Give back, exactly as written, the lines from the beginning of the listing through the one that contains "Chart.register(...registerables);".

# # # #

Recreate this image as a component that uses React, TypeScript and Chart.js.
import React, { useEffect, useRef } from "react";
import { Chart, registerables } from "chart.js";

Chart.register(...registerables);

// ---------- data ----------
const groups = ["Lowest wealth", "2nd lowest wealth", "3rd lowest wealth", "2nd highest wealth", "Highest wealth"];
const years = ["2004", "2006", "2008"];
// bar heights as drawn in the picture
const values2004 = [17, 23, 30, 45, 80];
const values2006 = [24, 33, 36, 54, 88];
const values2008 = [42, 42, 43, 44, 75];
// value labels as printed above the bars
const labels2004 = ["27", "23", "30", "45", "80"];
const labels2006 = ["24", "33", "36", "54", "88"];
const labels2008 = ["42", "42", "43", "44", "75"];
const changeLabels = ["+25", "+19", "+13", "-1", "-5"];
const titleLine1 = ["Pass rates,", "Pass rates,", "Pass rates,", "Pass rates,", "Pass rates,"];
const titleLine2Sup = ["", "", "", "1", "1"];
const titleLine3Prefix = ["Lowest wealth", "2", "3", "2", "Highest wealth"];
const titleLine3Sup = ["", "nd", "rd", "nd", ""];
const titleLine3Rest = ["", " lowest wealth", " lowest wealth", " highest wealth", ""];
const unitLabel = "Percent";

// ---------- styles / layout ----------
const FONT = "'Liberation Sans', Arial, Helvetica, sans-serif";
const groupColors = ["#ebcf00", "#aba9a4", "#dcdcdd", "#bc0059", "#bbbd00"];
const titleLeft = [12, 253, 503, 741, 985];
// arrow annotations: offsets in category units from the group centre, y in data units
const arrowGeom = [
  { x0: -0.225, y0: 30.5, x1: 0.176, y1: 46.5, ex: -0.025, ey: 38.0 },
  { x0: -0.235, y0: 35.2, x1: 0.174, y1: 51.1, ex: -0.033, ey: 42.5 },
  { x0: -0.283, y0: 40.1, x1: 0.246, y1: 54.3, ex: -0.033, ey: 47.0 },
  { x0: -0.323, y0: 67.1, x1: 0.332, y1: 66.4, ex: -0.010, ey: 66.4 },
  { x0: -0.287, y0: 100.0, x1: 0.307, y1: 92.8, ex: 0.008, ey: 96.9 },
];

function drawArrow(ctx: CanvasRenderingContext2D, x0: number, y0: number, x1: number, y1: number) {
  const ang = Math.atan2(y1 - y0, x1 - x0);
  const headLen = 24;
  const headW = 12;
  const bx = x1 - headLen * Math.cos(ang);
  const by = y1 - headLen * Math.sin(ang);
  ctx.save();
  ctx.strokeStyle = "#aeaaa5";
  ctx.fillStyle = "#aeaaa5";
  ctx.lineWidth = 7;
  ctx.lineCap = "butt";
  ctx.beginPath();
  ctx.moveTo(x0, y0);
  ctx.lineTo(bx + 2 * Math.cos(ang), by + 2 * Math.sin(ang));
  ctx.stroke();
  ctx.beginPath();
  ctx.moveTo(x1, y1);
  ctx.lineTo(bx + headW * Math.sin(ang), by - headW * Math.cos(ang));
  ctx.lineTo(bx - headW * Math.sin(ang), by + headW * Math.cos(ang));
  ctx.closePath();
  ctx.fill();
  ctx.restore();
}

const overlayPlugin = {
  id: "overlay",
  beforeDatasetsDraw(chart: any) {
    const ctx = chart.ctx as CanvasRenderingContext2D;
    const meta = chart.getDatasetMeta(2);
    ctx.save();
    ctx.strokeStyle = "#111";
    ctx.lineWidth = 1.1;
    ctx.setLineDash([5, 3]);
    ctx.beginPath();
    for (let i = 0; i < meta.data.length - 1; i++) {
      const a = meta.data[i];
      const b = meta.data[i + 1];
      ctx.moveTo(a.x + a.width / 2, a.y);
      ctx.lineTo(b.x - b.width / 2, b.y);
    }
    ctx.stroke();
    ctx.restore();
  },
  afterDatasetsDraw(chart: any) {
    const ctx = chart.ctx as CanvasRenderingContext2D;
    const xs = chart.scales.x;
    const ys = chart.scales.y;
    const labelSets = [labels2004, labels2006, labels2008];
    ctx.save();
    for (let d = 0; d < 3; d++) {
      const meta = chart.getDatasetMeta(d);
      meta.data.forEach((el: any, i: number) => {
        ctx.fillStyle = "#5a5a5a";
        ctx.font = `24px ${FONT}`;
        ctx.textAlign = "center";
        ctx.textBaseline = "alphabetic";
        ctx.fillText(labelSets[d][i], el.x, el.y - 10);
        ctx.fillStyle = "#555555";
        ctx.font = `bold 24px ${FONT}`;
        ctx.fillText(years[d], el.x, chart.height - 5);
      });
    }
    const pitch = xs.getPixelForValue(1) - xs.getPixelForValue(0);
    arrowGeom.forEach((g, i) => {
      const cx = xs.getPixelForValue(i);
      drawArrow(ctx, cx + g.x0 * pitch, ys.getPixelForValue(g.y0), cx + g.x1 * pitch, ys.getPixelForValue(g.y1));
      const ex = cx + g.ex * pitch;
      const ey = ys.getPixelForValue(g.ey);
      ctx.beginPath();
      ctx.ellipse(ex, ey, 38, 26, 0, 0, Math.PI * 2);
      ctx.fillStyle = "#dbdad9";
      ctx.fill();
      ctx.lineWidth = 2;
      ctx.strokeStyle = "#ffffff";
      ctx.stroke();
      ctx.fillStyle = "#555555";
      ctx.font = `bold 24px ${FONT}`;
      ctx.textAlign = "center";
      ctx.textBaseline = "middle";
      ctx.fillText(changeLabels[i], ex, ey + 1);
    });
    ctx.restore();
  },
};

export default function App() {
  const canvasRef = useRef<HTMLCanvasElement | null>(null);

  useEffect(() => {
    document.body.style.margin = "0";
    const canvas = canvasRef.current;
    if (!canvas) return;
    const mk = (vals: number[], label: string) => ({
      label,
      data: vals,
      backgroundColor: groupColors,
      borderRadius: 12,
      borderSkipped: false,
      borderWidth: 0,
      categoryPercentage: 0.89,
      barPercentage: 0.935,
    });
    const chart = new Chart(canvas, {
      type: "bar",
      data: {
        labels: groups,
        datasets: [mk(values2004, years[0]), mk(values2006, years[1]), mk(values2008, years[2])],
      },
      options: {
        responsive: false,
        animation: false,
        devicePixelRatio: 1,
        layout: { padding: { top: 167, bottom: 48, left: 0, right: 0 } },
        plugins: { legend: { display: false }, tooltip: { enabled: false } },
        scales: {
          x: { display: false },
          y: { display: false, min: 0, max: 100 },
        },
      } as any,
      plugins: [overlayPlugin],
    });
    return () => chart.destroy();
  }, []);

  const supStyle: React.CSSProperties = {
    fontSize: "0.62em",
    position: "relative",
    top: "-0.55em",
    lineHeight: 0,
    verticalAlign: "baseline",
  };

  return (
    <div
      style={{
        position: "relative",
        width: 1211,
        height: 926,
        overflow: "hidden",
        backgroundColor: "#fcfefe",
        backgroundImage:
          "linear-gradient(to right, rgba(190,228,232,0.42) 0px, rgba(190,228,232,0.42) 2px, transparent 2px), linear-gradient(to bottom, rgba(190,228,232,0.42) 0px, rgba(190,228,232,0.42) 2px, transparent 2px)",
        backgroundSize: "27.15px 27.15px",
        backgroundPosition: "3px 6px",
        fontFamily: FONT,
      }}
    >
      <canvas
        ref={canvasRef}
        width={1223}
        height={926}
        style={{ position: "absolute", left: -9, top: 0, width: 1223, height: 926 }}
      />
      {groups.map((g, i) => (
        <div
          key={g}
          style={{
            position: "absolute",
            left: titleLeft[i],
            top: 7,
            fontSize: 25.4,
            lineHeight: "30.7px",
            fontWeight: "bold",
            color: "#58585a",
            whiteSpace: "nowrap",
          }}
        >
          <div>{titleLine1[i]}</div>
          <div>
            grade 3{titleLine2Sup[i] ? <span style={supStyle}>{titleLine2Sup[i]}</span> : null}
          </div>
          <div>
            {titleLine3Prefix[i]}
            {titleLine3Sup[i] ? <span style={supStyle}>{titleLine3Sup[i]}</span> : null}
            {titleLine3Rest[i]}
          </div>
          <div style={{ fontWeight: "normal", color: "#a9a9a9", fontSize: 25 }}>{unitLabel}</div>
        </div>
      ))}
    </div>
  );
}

# # # #

■ OUTPUT OF THE TASK ■
Recreate this image as a component that uses React, TypeScript and Chart.js.
import React, { useEffect, useRef } from "react";
import { Chart, registerables } from "chart.js";

Chart.register(...registerables);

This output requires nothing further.